Transcribe the whole listing below without changing a word, but leave out every image.
**********
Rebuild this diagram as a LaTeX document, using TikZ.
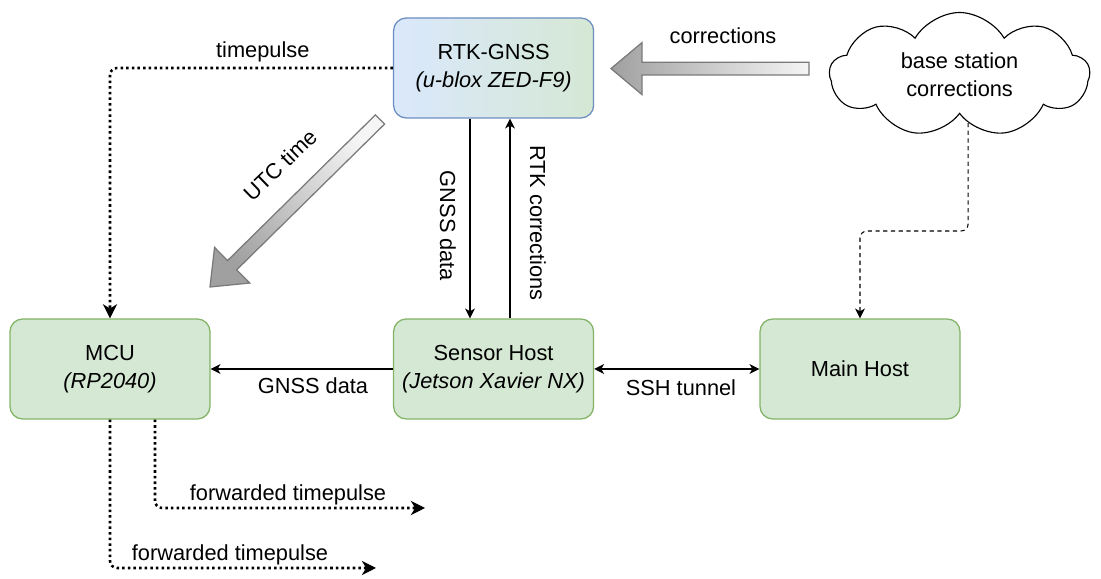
\documentclass[tikz,border=0pt]{standalone}
\usepackage{fontspec}
\setmainfont{Liberation Sans}
\usetikzlibrary{shapes.symbols,arrows.meta}

\definecolor{hostfill}{HTML}{D5E8D4}
\definecolor{hostline}{HTML}{82B366}
\definecolor{gnssfill}{HTML}{DAE8FC}
\definecolor{gnssline}{HTML}{6C8EBF}
\definecolor{arrowlight}{HTML}{F5F5F5}
\definecolor{arrowdark}{HTML}{A0A0A0}
\definecolor{arrowline}{HTML}{7A7A7A}

\begin{document}
\begin{tikzpicture}[
    unit/.style={rectangle, rounded corners=9pt, draw=hostline, fill=hostfill, line width=0.9pt,
                 minimum width=5cm, minimum height=2.5cm, align=center,
                 font=\fontsize{15.5}{19.5}\selectfont},
    lbl/.style={font=\fontsize{15.5}{19.5}\selectfont, inner sep=1pt},
    >={Stealth[length=7pt,width=7pt,inset=2pt]},
    data/.style={line width=0.75pt, ->},
    pulse/.style={line width=1.8pt, dash pattern=on 1.8pt off 2.2pt, rounded corners=5pt,
                  -{Stealth[length=10pt,width=10pt,inset=3pt]}},
    feed/.style={line width=0.75pt, dash pattern=on 3pt off 2.5pt, rounded corners=5pt, ->},
    bigarrow/.style={draw=arrowline, line width=0.9pt}]
\useasboundingbox (0,0) rectangle (27.525,14.475);

% boxes
\node[unit, draw=gnssline, left color=gnssfill, right color=hostfill] (rtk) at (12.34,12.775)
     {RTK-GNSS\\ \textit{(u-blox ZED-F9)}};
\node[unit] (mcu) at (2.75,5.25) {MCU\\ \textit{(RP2040)}};
\node[unit] (sensor) at (12.34,5.25) {Sensor Host\\ \textit{(Jetson Xavier NX)}};
\node[unit] (main) at (21.5,5.25) {Main Host};
\node[cloud, draw, line width=0.8pt, cloud puffs=9, cloud puff arc=120, aspect=1.9,
      minimum width=6.5cm, minimum height=3.1cm, align=center,
      font=\fontsize{15.5}{19.5}\selectfont] (base) at (23.99,12.61) {base station\\ corrections};

% wide arrows
\shade[bigarrow, top color=arrowlight, bottom color=arrowdark, shading angle=-90]
      (15.275,12.76) -- (16.05,13.41) -- (16.05,12.92) -- (20.225,12.92)
      -- (20.225,12.60) -- (16.05,12.60) -- (16.05,12.11) -- cycle;
\node[lbl] (corrlbl) at (18.075,13.575) {corrections};

\shade[bigarrow, top color=arrowlight, bottom color=arrowdark, shading angle=-45]
      (5.25,7.30) -- (5.364,8.289) -- (5.688,7.960) -- (9.386,11.603)
      -- (9.614,11.372) -- (5.916,7.728) -- (6.241,7.399) -- cycle;
\node[lbl, rotate=44] (utclbl) at (7.0,10.35) {UTC time};

% timepulse
\draw[pulse] (rtk.west) -| (mcu.north) node[lbl, pos=0.23, above=2pt] (tplbl) {timepulse};

% data links
\draw[data] ([xshift=-0.59cm]rtk.south) -- ([xshift=-0.59cm]sensor.north);
\draw[data] ([xshift=0.41cm]sensor.north) -- ([xshift=0.41cm]rtk.south);
\node[lbl, rotate=-90] (gnsslbl) at (11.2,8.825) {GNSS data};
\node[lbl, rotate=-90] (rtklbl) at (13.45,8.9) {RTK corrections};

\draw[data] (sensor.west) -- (mcu.west -| mcu.east);
\node[lbl] (datalbl) at (7.825,4.825) {GNSS data};
\draw[data, <->] (sensor.east) -- (main.west);
\node[lbl] (sshlbl) at (17.025,4.775) {SSH tunnel};

% correction feed
\draw[feed] (base.-80) -- (base.-80 |- 0,8.7) -| (main.north);

% forwarded pulses
\coordinate (fwda) at (10.625,1.775);
\coordinate (fwdb) at (9.4,0.275);
\draw[pulse] ([xshift=1.125cm]mcu.south) |- (fwda);
\node[lbl] (fwdalbl) at (7.2,2.1) {forwarded timepulse};
\draw[pulse] (mcu.south) |- (fwdb);
\node[lbl] (fwdblbl) at (5.75,0.6) {forwarded timepulse};

\end{tikzpicture}
\end{document}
**********
> Result for this exercise:
Rebuild this diagram as a LaTeX document, using TikZ.
\documentclass[tikz,border=0pt]{standalone}
\usepackage{fontspec}
\setmainfont{Liberation Sans}
\usetikzlibrary{shapes.symbols,arrows.meta}

\definecolor{hostfill}{HTML}{D5E8D4}
\definecolor{hostline}{HTML}{82B366}
\definecolor{gnssfill}{HTML}{DAE8FC}
\definecolor{gnssline}{HTML}{6C8EBF}
\definecolor{arrowlight}{HTML}{F5F5F5}
\definecolor{arrowdark}{HTML}{A0A0A0}
\definecolor{arrowline}{HTML}{7A7A7A}

\begin{document}
\begin{tikzpicture}[
    unit/.style={rectangle, rounded corners=9pt, draw=hostline, fill=hostfill, line width=0.9pt,
                 minimum width=5cm, minimum height=2.5cm, align=center,
                 font=\fontsize{15.5}{19.5}\selectfont},
    lbl/.style={font=\fontsize{15.5}{19.5}\selectfont, inner sep=1pt},
    >={Stealth[length=7pt,width=7pt,inset=2pt]},
    data/.style={line width=0.75pt, ->},
    pulse/.style={line width=1.8pt, dash pattern=on 1.8pt off 2.2pt, rounded corners=5pt,
                  -{Stealth[length=10pt,width=10pt,inset=3pt]}},
    feed/.style={line width=0.75pt, dash pattern=on 3pt off 2.5pt, rounded corners=5pt, ->},
    bigarrow/.style={draw=arrowline, line width=0.9pt}]
\useasboundingbox (0,0) rectangle (27.525,14.475);

% boxes
\node[unit, draw=gnssline, left color=gnssfill, right color=hostfill] (rtk) at (12.34,12.775)
     {RTK-GNSS\\ \textit{(u-blox ZED-F9)}};
\node[unit] (mcu) at (2.75,5.25) {MCU\\ \textit{(RP2040)}};
\node[unit] (sensor) at (12.34,5.25) {Sensor Host\\ \textit{(Jetson Xavier NX)}};
\node[unit] (main) at (21.5,5.25) {Main Host};
\node[cloud, draw, line width=0.8pt, cloud puffs=9, cloud puff arc=120, aspect=1.9,
      minimum width=6.5cm, minimum height=3.1cm, align=center,
      font=\fontsize{15.5}{19.5}\selectfont] (base) at (23.99,12.61) {base station\\ corrections};

% wide arrows
\shade[bigarrow, top color=arrowlight, bottom color=arrowdark, shading angle=-90]
      (15.275,12.76) -- (16.05,13.41) -- (16.05,12.92) -- (20.225,12.92)
      -- (20.225,12.60) -- (16.05,12.60) -- (16.05,12.11) -- cycle;
\node[lbl] (corrlbl) at (18.075,13.575) {corrections};

\shade[bigarrow, top color=arrowlight, bottom color=arrowdark, shading angle=-45]
      (5.25,7.30) -- (5.364,8.289) -- (5.688,7.960) -- (9.386,11.603)
      -- (9.614,11.372) -- (5.916,7.728) -- (6.241,7.399) -- cycle;
\node[lbl, rotate=44] (utclbl) at (7.0,10.35) {UTC time};

% timepulse
\draw[pulse] (rtk.west) -| (mcu.north) node[lbl, pos=0.23, above=2pt] (tplbl) {timepulse};

% data links
\draw[data] ([xshift=-0.59cm]rtk.south) -- ([xshift=-0.59cm]sensor.north);
\draw[data] ([xshift=0.41cm]sensor.north) -- ([xshift=0.41cm]rtk.south);
\node[lbl, rotate=-90] (gnsslbl) at (11.2,8.825) {GNSS data};
\node[lbl, rotate=-90] (rtklbl) at (13.45,8.9) {RTK corrections};

\draw[data] (sensor.west) -- (mcu.west -| mcu.east);
\node[lbl] (datalbl) at (7.825,4.825) {GNSS data};
\draw[data, <->] (sensor.east) -- (main.west);
\node[lbl] (sshlbl) at (17.025,4.775) {SSH tunnel};

% correction feed
\draw[feed] (base.-80) -- (base.-80 |- 0,8.7) -| (main.north);

% forwarded pulses
\coordinate (fwda) at (10.625,1.775);
\coordinate (fwdb) at (9.4,0.275);
\draw[pulse] ([xshift=1.125cm]mcu.south) |- (fwda);
\node[lbl] (fwdalbl) at (7.2,2.1) {forwarded timepulse};
\draw[pulse] (mcu.south) |- (fwdb);
\node[lbl] (fwdblbl) at (5.75,0.6) {forwarded timepulse};

\end{tikzpicture}
\end{document}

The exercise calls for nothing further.